Una cosa che colpisce molto guardando i suoi costumi, oltre alla particolare magrezza, è la cura di ogni minimo dettaglio, nulla era mai lasciato al caso: l’abbigliamento indossato nel video di “Life On Mars?” che appare etereo perché simula una luce non terrena ha invece colori accesi, la cravatta dorata sulla camicia a righe ed il vestito in pendant con uno dei suoi particolarissimi occhi (diversi tra loro a causa dell’incidente in seguito ad un litigio a quindici anni per una ragazzina con l’amico George Underwood, col quale rimase sempre in contatto e che disegnò anche le copertine di alcuni suoi dischi), le scarpe come sempre belle e particolari, nulla era lasciato al caso.
La parte più emozionante della mostra è il salone finale: lo sguardo viene catturato da una serie di proiezioni, foto ed abiti che si alternano come in un incredibile spettacolo senza soluzione di continuità, la musica, diffusa con un particolare sistema a tre dimensioni, inonda lo spazio e tutti i sensi vengono coinvolti in un’ esperienza inebriante: non si vorrebbe più uscire.
Questa parte della mostra è stata mirabilmente adattata ai locali del Museo, perché più alto dei sette precedenti, ed i progettisti hanno potuto dare vita ad una sorta di alveare formato da nicchie quadrate coperte da sottilissime tele che ora fungono da schermo alla proiezione di video dei concerti o di fotografie, ora si illuminano dall’interno come scrigni mostrando i preziosi outfit, che vengono così visti in parallelo nei video e dal vivo.

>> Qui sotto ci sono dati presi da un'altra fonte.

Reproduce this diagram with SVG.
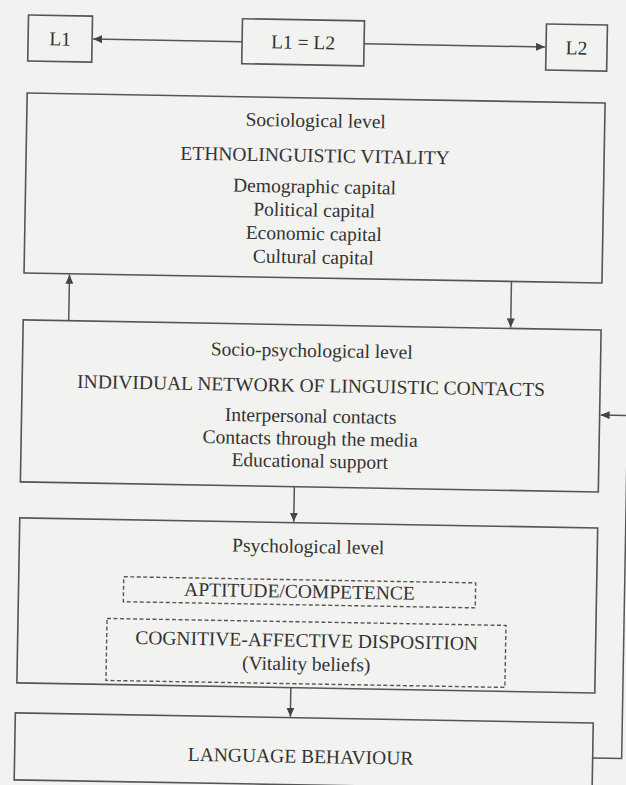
<svg xmlns="http://www.w3.org/2000/svg" width="626" height="785" viewBox="0 0 626 785">
  <style>
    .box { fill: none; stroke: #555; stroke-width: 1.6; }
    .dash { fill: none; stroke: #555; stroke-width: 1.4; stroke-dasharray: 4 2.5; }
    .link { fill: none; stroke: #555; stroke-width: 1.5; }
    text { font-family: "Liberation Serif", "Times New Roman", serif; font-size: 19.5px; fill: #333; text-anchor: middle; }
  </style>
  <defs>
    <marker id="arrow" viewBox="0 0 9 8" refX="9" refY="4" markerWidth="9" markerHeight="8" markerUnits="userSpaceOnUse" orient="auto">
      <path d="M0,0 L9,4 L0,8 z" fill="#444"/>
    </marker>
  </defs>

  <rect x="0" y="0" width="626" height="785" fill="#f2f2f0"/>

  <!-- whole page is set slightly askew -->
  <g transform="rotate(1 313 392)">
    <g id="connectors">
      <line class="link" x1="236" y1="43" x2="87" y2="43" marker-end="url(#arrow)"/>
      <line class="link" x1="358" y1="43" x2="539" y2="43" marker-end="url(#arrow)"/>
      <line class="link" x1="67.5" y1="325" x2="67.5" y2="279" marker-end="url(#arrow)"/>
      <line class="link" x1="509.5" y1="278" x2="509.5" y2="324" marker-end="url(#arrow)"/>
      <line class="link" x1="296" y1="487" x2="296" y2="522" marker-end="url(#arrow)"/>
      <line class="link" x1="296" y1="688" x2="296" y2="717" marker-end="url(#arrow)"/>
      <polyline class="link" points="599,753 628,753 628,410 601,410" marker-end="url(#arrow)"/>
    </g>

    <g id="node-l1">
      <rect class="box" x="22" y="20" width="64" height="46"/>
      <text x="54" y="50">L1</text>
    </g>
    <g id="node-l1-l2">
      <rect class="box" x="236" y="20" width="122" height="45"/>
      <text x="297" y="49">L1 = L2</text>
    </g>
    <g id="node-l2">
      <rect class="box" x="540" y="20" width="61" height="46"/>
      <text x="570.5" y="50">L2</text>
    </g>

    <g id="node-sociological">
      <rect class="box" x="22" y="98" width="578" height="180"/>
      <text x="311" y="127">Sociological level</text>
      <text x="311" y="162">ETHNOLINGUISTIC VITALITY</text>
      <text x="311" y="193">Demographic capital</text>
      <text x="311" y="216.5">Political capital</text>
      <text x="311" y="240">Economic capital</text>
      <text x="311" y="263.5">Cultural capital</text>
    </g>

    <g id="node-socio-psychological">
      <rect class="box" x="22" y="325" width="578" height="162"/>
      <text x="311" y="357">Socio-psychological level</text>
      <text x="311" y="392">INDIVIDUAL NETWORK OF LINGUISTIC CONTACTS</text>
      <text x="311" y="422.5">Interpersonal contacts</text>
      <text x="311" y="445">Contacts through the media</text>
      <text x="311" y="467.5">Educational support</text>
    </g>

    <g id="node-psychological">
      <rect class="box" x="22" y="523" width="578" height="165"/>
      <text x="311" y="553">Psychological level</text>
      <g id="node-aptitude">
        <rect class="dash" x="127" y="580" width="352" height="25"/>
        <text x="303" y="598">APTITUDE/COMPETENCE</text>
      </g>
      <g id="node-disposition">
        <rect class="dash" x="111" y="622" width="399" height="62"/>
        <text x="311" y="647">COGNITIVE-AFFECTIVE DISPOSITION</text>
        <text x="311" y="670.5">(Vitality beliefs)</text>
      </g>
    </g>

    <g id="node-behaviour">
      <rect class="box" x="21" y="718" width="578" height="67"/>
      <text x="307" y="763">LANGUAGE BEHAVIOUR</text>
    </g>
  </g>
</svg>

La mostra Bolognese, rispetto alle precedenti, si è arricchita di performance collaterali: dalla proiezione fruibile gratuitamente in città di film che vedono Bowie protagonista, al raduno dei fan (gli stessi che alla sua morte hanno fatto una petizione on line per riportarlo in vita!), a concerti, ad attività che si svolgono all’interno del museo: “Inspiration” che permetterà di indossare vestiti, abiti e parrucche ispirate appunto a quelle dell’Artista e farsi fotografare, all’ “Experience Bowie” spazio per rielaborare in maniera creativa e multimediale le sensazioni ricevute dalla mostra, al “Baby Bowie” parking per bambini che consentirà ai più piccoli di fare esperienza del poliedrico cantante sotto forma di gioco.
Il titolo della Mostra “David Bowie is” è volutamente sospeso, lungo il percorso in ogni sala la frase viene completa, ma alla fine ognuno può, anzi deve, la volontà degli organizzatori è proprio questa, sentirsi libero di scriverci quello che ritiene più opportuno secondo la propria esperienza.
Alla luce delle cose viste, lette e ascoltate io mi sento di dire che per il suo essere miniera di parole, personaggi, generi (con l’accezione che si vuole dare al termine), “David Bowie is” everything and more, and more, and more.